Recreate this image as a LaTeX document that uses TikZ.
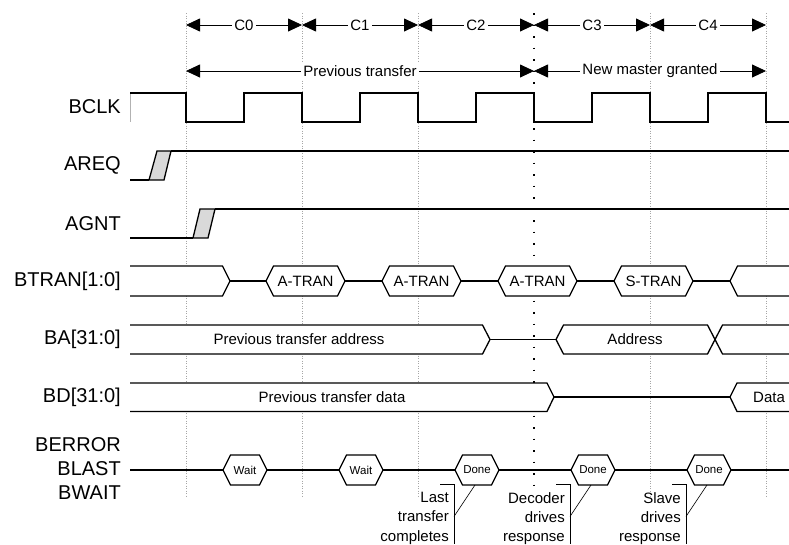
\documentclass[tikz,border=0pt]{standalone}
\usepackage{fontspec}
\setmainfont{Liberation Sans}
\usetikzlibrary{arrows.meta}
\begin{document}
\begin{tikzpicture}[x=1pt,y=-1pt,
  sig/.style={line width=1.3pt, line join=miter},
  bus/.style={sig, fill=white},
  gridline/.style={gray!70, line width=0.7pt, dash pattern=on 0.8pt off 1.7pt},
  dotline/.style={black, line width=1.5pt, dash pattern=on 1.5pt off 10pt},
  dim/.style={line width=0.8pt, {Triangle[length=14pt,width=13pt]}-{Triangle[length=14pt,width=13pt]}},
  dimlbl/.style={fill=white, inner sep=2pt, font=\fontsize{15}{18}\selectfont},
  siglbl/.style={anchor=east, inner sep=0pt, font=\fontsize{20}{24}\selectfont},
  bustxt/.style={inner sep=0pt, font=\fontsize{15}{18}\selectfont},
  smalltxt/.style={inner sep=0pt, font=\fontsize{11.5}{13}\selectfont},
  note/.style={anchor=north east, align=right, inner sep=0pt, font=\fontsize{15}{19.3}\selectfont},
  callout/.style={line width=0.9pt},
  leader/.style={line width=0.6pt},
  trans/.style={sig, fill=gray!30}
  ]
\useasboundingbox (0,0) rectangle (789,544);

% grid lines
\foreach \x in {186,302,418,650,766} {
  \draw[gridline] (\x,13) -- (\x,496);
}
\draw[dotline] (534,13) -- (534,492);

% top dimension arrows
\foreach \i/\x in {0/186,1/302,2/418,3/534,4/650,5/766} {
  \coordinate (a\i) at (\x,25);
  \coordinate (b\i) at (\x,71);
}
\draw[dim] (a0) -- node[dimlbl] (c0) {C0} (a1);
\draw[dim] (a1) -- node[dimlbl] (c1) {C1} (a2);
\draw[dim] (a2) -- node[dimlbl] (c2) {C2} (a3);
\draw[dim] (a3) -- node[dimlbl] (c3) {C3} (a4);
\draw[dim] (a4) -- node[dimlbl] (c4) {C4} (a5);
\draw[dim] (b0) -- node[dimlbl] (pt) {Previous transfer} (b3);
\draw[dim] (b3) -- node[dimlbl] (nm) {New master granted} (b5);

% signal labels
\node[siglbl] (lclk) at (121,107) {BCLK};
\node[siglbl] (lreq) at (121,165.5) {AREQ};
\node[siglbl] (lgnt) at (121,223.5) {AGNT};
\node[siglbl] (ltran) at (121,281) {BTRAN[1:0]};
\node[siglbl] (lba) at (121,339.5) {BA[31:0]};
\node[siglbl] (lbd) at (121,397) {BD[31:0]};
\node[siglbl] (lerr) at (121,445) {BERROR};
\node[siglbl] (llast) at (121,469) {BLAST};
\node[siglbl] (lwait) at (121,493) {BWAIT};

% BCLK
\draw[gray!60, line width=0.5pt] (130,93) -- (130,122);
\draw[sig] (130,93) -- (186,93) -- (186,122) -- (244,122) -- (244,93) -- (302,93) -- (302,122)
  -- (360,122) -- (360,93) -- (418,93) -- (418,122) -- (476,122) -- (476,93) -- (534,93)
  -- (534,122) -- (592,122) -- (592,93) -- (650,93) -- (650,122) -- (708,122) -- (708,93)
  -- (766,93) -- (766,122) -- (789,122);

% AREQ
\draw[sig] (130,180) -- (149,180);
\draw[trans] (149,180) -- (157,151) -- (171,151) -- (164,180) -- cycle;
\draw[sig] (171,151) -- (789,151);

% AGNT
\draw[sig] (130,238) -- (193,238);
\draw[trans] (193,238) -- (200,209) -- (215,209) -- (208,238) -- cycle;
\draw[sig] (215,209) -- (789,209);

% BTRAN
\draw[sig] (230,281) -- (730,281);
\draw[bus] (130,266) -- (222.5,266) -- (230,281) -- (222.5,296) -- (130,296);
\foreach \x/\t [count=\k] in {266/A-TRAN, 382/A-TRAN, 498/A-TRAN, 614/S-TRAN} {
  \draw[bus] (\x,281) -- ++(7.5,-15) -- ++(64,0) -- ++(7.5,15) -- ++(-7.5,15) -- ++(-64,0) -- cycle;
  \node[bustxt] (tr\k) at (\x+39.5,281) {\t};
}
\draw[bus] (789,266) -- (737.5,266) -- (730,281) -- (737.5,296) -- (789,296);

% BA
\draw[sig] (490,339.5) -- (556,339.5);
\draw[bus] (130,325) -- (482.5,325) -- (490,339.5) -- (482.5,354) -- (130,354);
\node[bustxt] (pta) at (299,339.5) {Previous transfer address};
\draw[bus] (556,339.5) -- (563.5,325) -- (707.5,325) -- (715,339.5) -- (707.5,354) -- (563.5,354) -- cycle;
\node[bustxt] (adr) at (635,339.5) {Address};
\draw[bus] (789,325) -- (722.5,325) -- (715,339.5) -- (722.5,354) -- (789,354);

% BD
\draw[sig] (554,397) -- (730,397);
\draw[bus] (130,383) -- (547,383) -- (554,397) -- (547,411.5) -- (130,411.5);
\node[bustxt] (ptd) at (332,397) {Previous transfer data};
\draw[bus] (789,383) -- (737,383) -- (730,397) -- (737,411.5) -- (789,411.5);
\node[bustxt] (dat) at (769,397) {Data};

% BERROR / BLAST / BWAIT
\draw[sig] (130,470) -- (789,470);
\foreach \x/\t [count=\k] in {223/Wait, 339/Wait, 455/Done, 571/Done, 687/Done} {
  \draw[bus] (\x,470) -- ++(7.5,-15) -- ++(29,0) -- ++(7.5,15) -- ++(-7.5,15) -- ++(-29,0) -- cycle;
  \node[smalltxt] (h\k) at (\x+22,470) {\t};
}

% callouts
\foreach \x in {455,571,687} {
  \draw[callout] (\x-15,484) -- (\x-1,484) -- (\x-1,544);
  \draw[leader] (\x-1,516.5) -- (\x+20,485);
}
\node[note] (n1) at (449,492) {Last\\transfer\\completes};
\node[note] (n2) at (565,492) {Decoder\\drives\\response};
\node[note] (n3) at (681,492) {Slave\\drives\\response};
\end{tikzpicture}
\end{document}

○ ○ ○

▶ _What you will do_
Using the material above, set down every line exactly, but skip the pictures.

▶ _Response_
Recreate this image as a LaTeX document that uses TikZ.
\documentclass[tikz,border=0pt]{standalone}
\usepackage{fontspec}
\setmainfont{Liberation Sans}
\usetikzlibrary{arrows.meta}
\begin{document}
\begin{tikzpicture}[x=1pt,y=-1pt,
  sig/.style={line width=1.3pt, line join=miter},
  bus/.style={sig, fill=white},
  gridline/.style={gray!70, line width=0.7pt, dash pattern=on 0.8pt off 1.7pt},
  dotline/.style={black, line width=1.5pt, dash pattern=on 1.5pt off 10pt},
  dim/.style={line width=0.8pt, {Triangle[length=14pt,width=13pt]}-{Triangle[length=14pt,width=13pt]}},
  dimlbl/.style={fill=white, inner sep=2pt, font=\fontsize{15}{18}\selectfont},
  siglbl/.style={anchor=east, inner sep=0pt, font=\fontsize{20}{24}\selectfont},
  bustxt/.style={inner sep=0pt, font=\fontsize{15}{18}\selectfont},
  smalltxt/.style={inner sep=0pt, font=\fontsize{11.5}{13}\selectfont},
  note/.style={anchor=north east, align=right, inner sep=0pt, font=\fontsize{15}{19.3}\selectfont},
  callout/.style={line width=0.9pt},
  leader/.style={line width=0.6pt},
  trans/.style={sig, fill=gray!30}
  ]
\useasboundingbox (0,0) rectangle (789,544);

% grid lines
\foreach \x in {186,302,418,650,766} {
  \draw[gridline] (\x,13) -- (\x,496);
}
\draw[dotline] (534,13) -- (534,492);

% top dimension arrows
\foreach \i/\x in {0/186,1/302,2/418,3/534,4/650,5/766} {
  \coordinate (a\i) at (\x,25);
  \coordinate (b\i) at (\x,71);
}
\draw[dim] (a0) -- node[dimlbl] (c0) {C0} (a1);
\draw[dim] (a1) -- node[dimlbl] (c1) {C1} (a2);
\draw[dim] (a2) -- node[dimlbl] (c2) {C2} (a3);
\draw[dim] (a3) -- node[dimlbl] (c3) {C3} (a4);
\draw[dim] (a4) -- node[dimlbl] (c4) {C4} (a5);
\draw[dim] (b0) -- node[dimlbl] (pt) {Previous transfer} (b3);
\draw[dim] (b3) -- node[dimlbl] (nm) {New master granted} (b5);

% signal labels
\node[siglbl] (lclk) at (121,107) {BCLK};
\node[siglbl] (lreq) at (121,165.5) {AREQ};
\node[siglbl] (lgnt) at (121,223.5) {AGNT};
\node[siglbl] (ltran) at (121,281) {BTRAN[1:0]};
\node[siglbl] (lba) at (121,339.5) {BA[31:0]};
\node[siglbl] (lbd) at (121,397) {BD[31:0]};
\node[siglbl] (lerr) at (121,445) {BERROR};
\node[siglbl] (llast) at (121,469) {BLAST};
\node[siglbl] (lwait) at (121,493) {BWAIT};

% BCLK
\draw[gray!60, line width=0.5pt] (130,93) -- (130,122);
\draw[sig] (130,93) -- (186,93) -- (186,122) -- (244,122) -- (244,93) -- (302,93) -- (302,122)
  -- (360,122) -- (360,93) -- (418,93) -- (418,122) -- (476,122) -- (476,93) -- (534,93)
  -- (534,122) -- (592,122) -- (592,93) -- (650,93) -- (650,122) -- (708,122) -- (708,93)
  -- (766,93) -- (766,122) -- (789,122);

% AREQ
\draw[sig] (130,180) -- (149,180);
\draw[trans] (149,180) -- (157,151) -- (171,151) -- (164,180) -- cycle;
\draw[sig] (171,151) -- (789,151);

% AGNT
\draw[sig] (130,238) -- (193,238);
\draw[trans] (193,238) -- (200,209) -- (215,209) -- (208,238) -- cycle;
\draw[sig] (215,209) -- (789,209);

% BTRAN
\draw[sig] (230,281) -- (730,281);
\draw[bus] (130,266) -- (222.5,266) -- (230,281) -- (222.5,296) -- (130,296);
\foreach \x/\t [count=\k] in {266/A-TRAN, 382/A-TRAN, 498/A-TRAN, 614/S-TRAN} {
  \draw[bus] (\x,281) -- ++(7.5,-15) -- ++(64,0) -- ++(7.5,15) -- ++(-7.5,15) -- ++(-64,0) -- cycle;
  \node[bustxt] (tr\k) at (\x+39.5,281) {\t};
}
\draw[bus] (789,266) -- (737.5,266) -- (730,281) -- (737.5,296) -- (789,296);

% BA
\draw[sig] (490,339.5) -- (556,339.5);
\draw[bus] (130,325) -- (482.5,325) -- (490,339.5) -- (482.5,354) -- (130,354);
\node[bustxt] (pta) at (299,339.5) {Previous transfer address};
\draw[bus] (556,339.5) -- (563.5,325) -- (707.5,325) -- (715,339.5) -- (707.5,354) -- (563.5,354) -- cycle;
\node[bustxt] (adr) at (635,339.5) {Address};
\draw[bus] (789,325) -- (722.5,325) -- (715,339.5) -- (722.5,354) -- (789,354);

% BD
\draw[sig] (554,397) -- (730,397);
\draw[bus] (130,383) -- (547,383) -- (554,397) -- (547,411.5) -- (130,411.5);
\node[bustxt] (ptd) at (332,397) {Previous transfer data};
\draw[bus] (789,383) -- (737,383) -- (730,397) -- (737,411.5) -- (789,411.5);
\node[bustxt] (dat) at (769,397) {Data};

% BERROR / BLAST / BWAIT
\draw[sig] (130,470) -- (789,470);
\foreach \x/\t [count=\k] in {223/Wait, 339/Wait, 455/Done, 571/Done, 687/Done} {
  \draw[bus] (\x,470) -- ++(7.5,-15) -- ++(29,0) -- ++(7.5,15) -- ++(-7.5,15) -- ++(-29,0) -- cycle;
  \node[smalltxt] (h\k) at (\x+22,470) {\t};
}

% callouts
\foreach \x in {455,571,687} {
  \draw[callout] (\x-15,484) -- (\x-1,484) -- (\x-1,544);
  \draw[leader] (\x-1,516.5) -- (\x+20,485);
}
\node[note] (n1) at (449,492) {Last\\transfer\\completes};
\node[note] (n2) at (565,492) {Decoder\\drives\\response};
\node[note] (n3) at (681,492) {Slave\\drives\\response};
\end{tikzpicture}
\end{document}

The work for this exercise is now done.